The Department's Office of Tenant and Landlord Affairs produces the Maryland Tenants Bill of Rights included in all rental leases in the state.

== Secretary ==
The DHCD is headed by a Secretary who is appointed by the Governor with the advice and consent of the Maryland Senate. The Secretary advises the governor on the housing policy and on the department's operations.

The current Secretary of Housing and Community Development is Jacob R. Day. Day was appointed to the office by Governor Wes Moore in January 2023. Day is the former mayor of Salisbury, Maryland.

== Organization ==
The Maryland Department of Housing and Community Development includes the following

- Office of the Secretary
- Division of Homeless Solutions
- Division of Just Communities
- Division of Policy, Strategy and Research
- Office of Statewide Broadband
- Community Development Administration
- Division of Neighborhood Revitalization
- Division of Credit Assurance / Maryland Housing Fund
- Maryland Affordable Housing Trust
- Division of Finance

The Maryland Energy Office was managed under the DHCD until the Maryland Energy Administration was established in 1991 as an independent agency.
== Discussion ==
In 2008, the National Center for Smart Growth Research and Education (NCGS) at the University of Maryland published a study analyzing the effects of the DHCD's Community Legacy Program and Neighborhood BusinessWorks program, which provide project funding to local government bodies and community development organizations. The study found that participants complained about a "shortage of funds", inconsistent timetables for grant awards, and high turnover amongst DHCD staff.
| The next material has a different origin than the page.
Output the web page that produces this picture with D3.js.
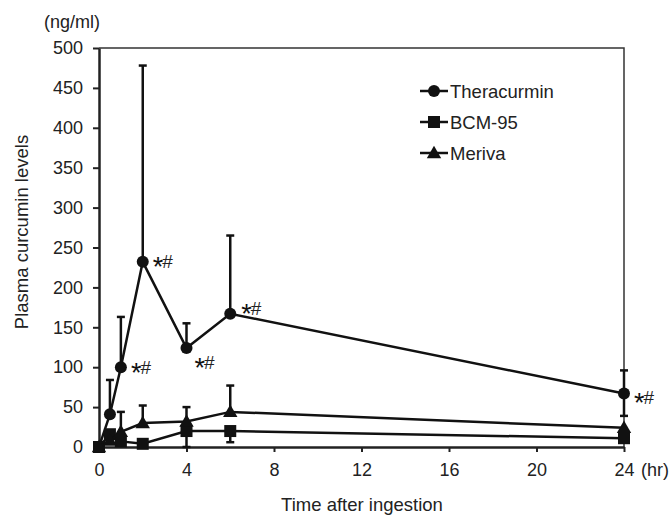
<!DOCTYPE html>
<html>
<head>
<meta charset="utf-8">
<script src="https://cdn.jsdelivr.net/npm/d3@7"></script>
<style>
  body { margin: 0; background: #fff; }
  svg text { font-family: "Liberation Sans", Arial, sans-serif; fill: #222; }
</style>
</head>
<body>
<svg id="chart" width="670" height="515"></svg>
<script>
// time points (hr)
var times = [0, 0.5, 1, 2, 4, 6, 24];

// Theracurmin
var theraMean = [0, 41, 100, 232, 124, 167, 67];
var theraUp = [null, 84, 163, 478, 155, 265, 96];
var theraLow = [null, null, null, null, null, null, 39];

// BCM-95
var bcmMean = [0, 16, 7, 4, 20, 20, 11];
var bcmUp = [null, null, null, null, null, null, null];
var bcmLow = [null, null, null, null, 0, 6, null];

// Meriva
var merivaMean = [0, 8, 19, 30, 32, 44, 24];
var merivaUp = [null, null, 44, 52, 50, 77, null];
var merivaLow = [null, null, null, null, null, null, null];

var seriesNames = ["Theracurmin", "BCM-95", "Meriva"];
var yTicks = [0, 50, 100, 150, 200, 250, 300, 350, 400, 450, 500];
var xTicks = [0, 4, 8, 12, 16, 20, 24];
// points of Theracurmin marked as significant
var sigIndex = [2, 3, 4, 5, 6];

var svg = d3.select("#chart");
var x = d3.scaleLinear().domain([0, 24]).range([99, 624]);
var y = d3.scaleLinear().domain([0, 500]).range([447, 48]);

var series = [
    {name: seriesNames[0], mean: theraMean, up: theraUp, low: theraLow, shape: "circle"},
    {name: seriesNames[1], mean: bcmMean, up: bcmUp, low: bcmLow, shape: "square"},
    {name: seriesNames[2], mean: merivaMean, up: merivaUp, low: merivaLow, shape: "triangle"}
];

// frame (top + right)
svg.append("path")
    .attr("d", "M" + x(0) + "," + y(500) + "H" + x(24) + "V" + y(0))
    .attr("fill", "none").attr("stroke", "#333").attr("stroke-width", 1.5);

// y axis
var yAxis = svg.append("g").attr("transform", "translate(" + x(0) + ",0)")
    .call(d3.axisLeft(y).tickValues(yTicks).tickSize(6).tickPadding(10).tickSizeOuter(0));
yAxis.select(".domain").attr("stroke", "#222").attr("stroke-width", 2.5);
yAxis.selectAll(".tick line").attr("stroke", "#222").attr("stroke-width", 2);
yAxis.selectAll(".tick text").attr("font-size", 18).attr("fill", "#222")
    .attr("font-family", "Liberation Sans, Arial, sans-serif");

// x axis
var xAxis = svg.append("g").attr("transform", "translate(0," + y(0) + ")")
    .call(d3.axisBottom(x).tickValues(xTicks).tickSize(5).tickPadding(11).tickSizeOuter(0));
xAxis.select(".domain").attr("stroke", "#222").attr("stroke-width", 2.5);
xAxis.selectAll(".tick line").attr("stroke", "#222").attr("stroke-width", 2);
xAxis.selectAll(".tick text").attr("font-size", 18).attr("fill", "#222")
    .attr("font-family", "Liberation Sans, Arial, sans-serif");

svg.append("text").attr("x", x(24) + 17).attr("y", 476)
    .attr("font-size", 18).text("(hr)");

svg.append("text").attr("x", 100).attr("y", 28).attr("text-anchor", "end")
    .attr("font-size", 18).text("(ng/ml)");

svg.append("text").attr("x", 362).attr("y", 511)
    .attr("text-anchor", "middle").attr("font-size", 18.5).text("Time after ingestion");

svg.append("text").attr("transform", "translate(28,232) rotate(-90)")
    .attr("text-anchor", "middle").attr("font-size", 18.5).text("Plasma curcumin levels");

var line = d3.line().x(function(d) { return x(d[0]); }).y(function(d) { return y(d[1]); });

function drawMarker(g, shape, cx, cy) {
    if (shape == "circle") {
        g.append("circle").attr("cx", cx).attr("cy", cy).attr("r", 6).attr("fill", "#111");
    } else if (shape == "square") {
        g.append("rect").attr("x", cx - 6).attr("y", cy - 6).attr("width", 12).attr("height", 12).attr("fill", "#111");
    } else {
        g.append("path").attr("d", d3.symbol().type(d3.symbolTriangle).size(90)())
            .attr("transform", "translate(" + cx + "," + (cy + 1) + ")").attr("fill", "#111");
    }
}

series.forEach(function(s) {
    var g = svg.append("g");
    // error bars
    times.forEach(function(t, i) {
        [s.up[i], s.low[i]].forEach(function(e) {
            if (e === null) return;
            g.append("line").attr("x1", x(t)).attr("x2", x(t))
                .attr("y1", y(s.mean[i])).attr("y2", y(e))
                .attr("stroke", "#111").attr("stroke-width", 2.5);
            g.append("line").attr("x1", x(t) - 4).attr("x2", x(t) + 4)
                .attr("y1", y(e)).attr("y2", y(e))
                .attr("stroke", "#111").attr("stroke-width", 2.5);
        });
    });
    g.append("path").datum(times.map(function(t, i) { return [t, s.mean[i]]; }))
        .attr("d", line).attr("fill", "none").attr("stroke", "#111").attr("stroke-width", 2.5);
    times.forEach(function(t, i) { drawMarker(g, s.shape, x(t), y(s.mean[i])); });
});

// significance marks
var sigDx = {2: 10, 3: 10, 4: 8, 5: 11, 6: 10};
var sigDy = {2: 7, 3: 6, 4: 21, 5: 1, 6: 10};
sigIndex.forEach(function(i) {
    var t = svg.append("text").attr("x", x(times[i]) + sigDx[i]).attr("y", y(theraMean[i]) + sigDy[i])
        .attr("font-size", 19);
    t.append("tspan").attr("font-size", 27).attr("dy", 8).attr("fill", "#111").text("*");
    t.append("tspan").attr("dy", -8).attr("dx", -1).text("#");
});

// legend
var legend = svg.append("g");
series.forEach(function(s, i) {
    var ly = 91 + i * 31;
    legend.append("line").attr("x1", 420).attr("x2", 448).attr("y1", ly).attr("y2", ly)
        .attr("stroke", "#111").attr("stroke-width", 2.5);
    drawMarker(legend, s.shape, 434, ly);
    legend.append("text").attr("x", 450).attr("y", ly + 6.5).attr("font-size", 18.5).text(s.name);
});
</script>
</body>
</html>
In 2024, an audit conducted by the Maryland General Assembly's Office of Legislative Services found the DHCD did comply with state procurement regulations, failing to "always obtain and review required documentation from loan recipients" and "not adequately follow[ing]-up on instances of noncompliance reported by the loan recipients." The audit reported that "developers who were provided state government loans to provide low-income multifamily housing had tenants who exceeded the age and income limits" and that the Department reported that "high turnover of inspection staff" contributed to the issues.